“‘But I said that I would go; that I had no other means of livelihood.’ You remember they met a couple of days afterward and he asked her to tell him of the stories that had been told about him. ‘I told him then,’ she said, ‘all they had said about him and that he was addicted to morphine and had many other vices, and he said he could easily understand that they had made a fool of me. He urged investigation.’
“She could find nothing in the stories. ‘I never lie,’ Thaw told her. ‘You never told me a lie in your life,’ she said. And while she was investigating these stories spread by Abraham Hummel for the protection of Stanford White, he told her all these things had been disseminated by Stanford White and his friend.
“When she discovered that these awful stories were untrue—learned that they had been disseminated by Stanford White and Abe Hummel for the purpose of separating her from the man who loved her and whom she loved—hope began once more to dawn upon him.
“The hour of reconciliation was at hand. The barriers which had been set up between them were one by one falling to ruin and the two persons whom God and nature had intended to be united were drawing nearer to each other.
“That night in December, 1903—that night might have been, gentlemen, the beginning of another tragic chapter in the life of this poor child—the night when Stanford White in the lofty room in the tower where he had spread a banquet in celebration of the birthday of his child victim—the night in which he was to lure her once again if possible, and bring her under his influence—the night in which, amid the glare of the lights and the splendor of the treasures he had planned to renew his power over the child victim.

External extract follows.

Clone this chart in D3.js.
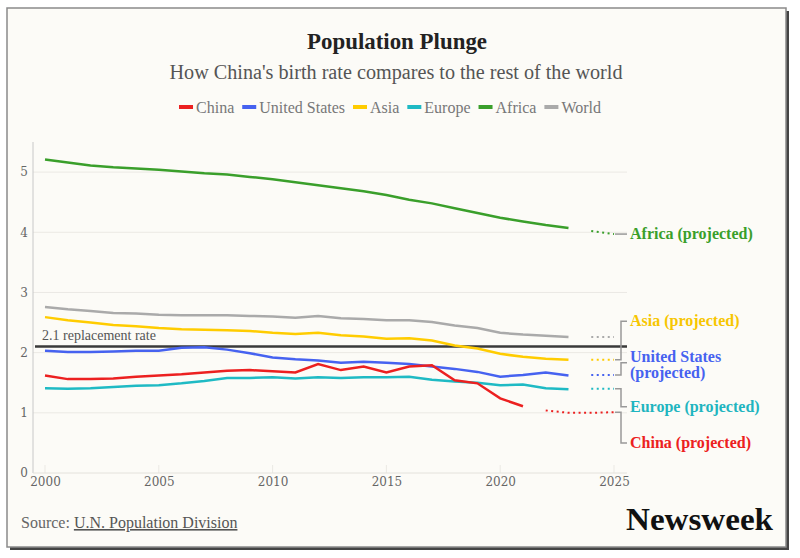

“And the little girl, who had resisted the pleadings of rescuing her came to her and snatched her from the clutches of Stanford White—snatched her from the snares set for her—from the man whose very existence had been a menace to her and the curse of his whole life.
“He folded her in his arms; he snatched her away from the old man. And that night began another series of events. It was on that night that Stanford White, baffled, his plans disconcerted, went about that theater in Madison Square hunting for his victim, and, finding her not, pistol in hand and with impotent rage in his heart, threatened to shoot the man who had baffled his schemes.
“And that night Harry Thaw, as he walked the streets of New York, found that his footsteps were being dogged by hired malefactors in the pay of Stanford White, and he learned in a few days of the threat of Stanford White and his hirelings. From that moment the dread of his life being taken away by this man added a grim specter to the one that already had been haunting him.
“And he from that time, as she relates to you, began to think himself persecuted by Stanford White. The scurrilous stories circulated in newspapers and elsewhere he attributed to him. He expressed apprehension of personal violence and impressed upon her mind that if he died she was to have his death investigated and to spare no pains.
“He told her he would probably be set upon in New York by some one in the employ of Stanford White. He said the Monk Eastman gang had been hired to kill him and the fear of death constantly haunted him.